As search and rescue organisations, we are grateful that thanks to the initiative of the Socialists and Democrats Group, we were nominated for the Sakharov Prize for Freedom of Thought. This nomination is acknowledging the vital role which NGOs have played in saving human lives during the past years. Last year alone, NGOs have conducted about 40% of the rescues in the Central Mediterranean.
This year constitutes an extraordinary year for the protection of human rights – and simultaneously their devaluation – as it marks the 70th anniversary of the UN Declaration of Human Rights. However, in light of current EU migration policies, there is no cause for celebration. Over 2.100 people died this year, trying to reach safety in Europe.
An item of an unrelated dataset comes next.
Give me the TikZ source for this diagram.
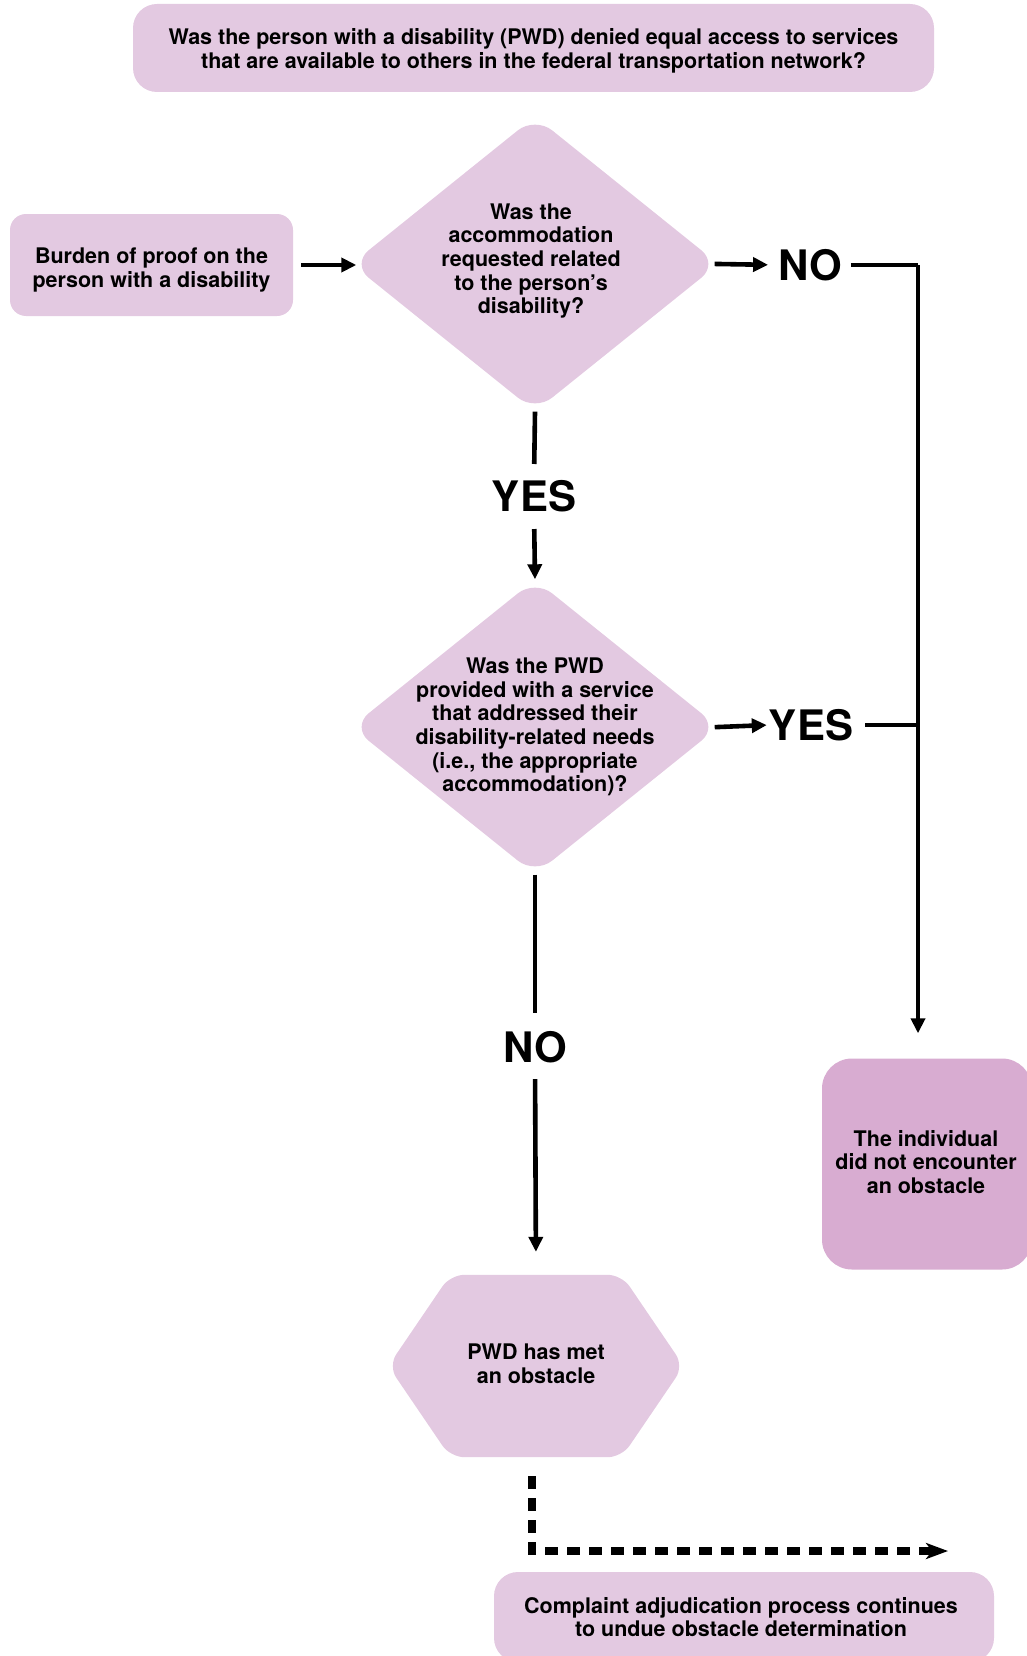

EU member states should use this anniversary to evaluate European migration policies with regards to the values agreed by the international community after the atrocities of the Second World War.
As NGOs, it is our role to critically remind the EU member states of the deadly consequences of their policies and of their legal responsibilities, and to shed light on human rights violations taking place in the Central Mediterranean at this very moment. We are representing European civil society and jointly stand for and defend the most basic principle of all: every single life is of equal value and worth saving.
1. Saving lives should be the utmost priority of all EU member states and should come before any political consideration
The EU shares this principle, as stated in Art.2 of the Fundamental Rights Charter, saying that everyone has the right to life. Saving lives should therefore be the utmost priority of all EU member states. While the political and humanitarian crisis in the Mediterranean is on-going and civil rescue ships are largely blocked from saving lives, people either die at sea or are being pulled back to Libya, where they face arbitrary detention, torture, exploitation and sexual violence on a daily basis. Migration policies cannot be made at the expense of people in distress.
The right to life naturally translates into the right to rescue.
We strongly condemn the EU sponsored mechanism of refoulement by proxy. This mechanism is based on interceptions by Libyan assets and forcible returns to a system of arbitrary, unlimited and unlawful detention in Libya, a country with numerous accounts of grave abuses and atrocities being committed against migrants and refugees. This system comprises a cycle of abuse which further enables and increases human rights violations.
2. An effective SAR system must be established in the Central Mediterranean that is compliant with international law
EU member states need to establish an effective, coherent and transparent approach to sea rescue that is compliant with international law. Rescue at sea must always be carried out in compliance with international maritime and human rights law and cannot terminate with disembarkation in an unsafe place.
The SAR NGOs present today demand that EU member states establish a European rescue programme to ensure that survivors are being disembarked promptly and in the nearest safe harbour as stated in maritime international and refugee law. EU member states need to acknowledge their humanitarian and legal responsibilities instead of further shifting responsibility to countries of departure and transit.
It is moreover crucial to support local administrations, communities and federal states which express their willingness to receive people rescued at sea, who demonstrate that the reception of asylum-seekers is possible and widely welcomed.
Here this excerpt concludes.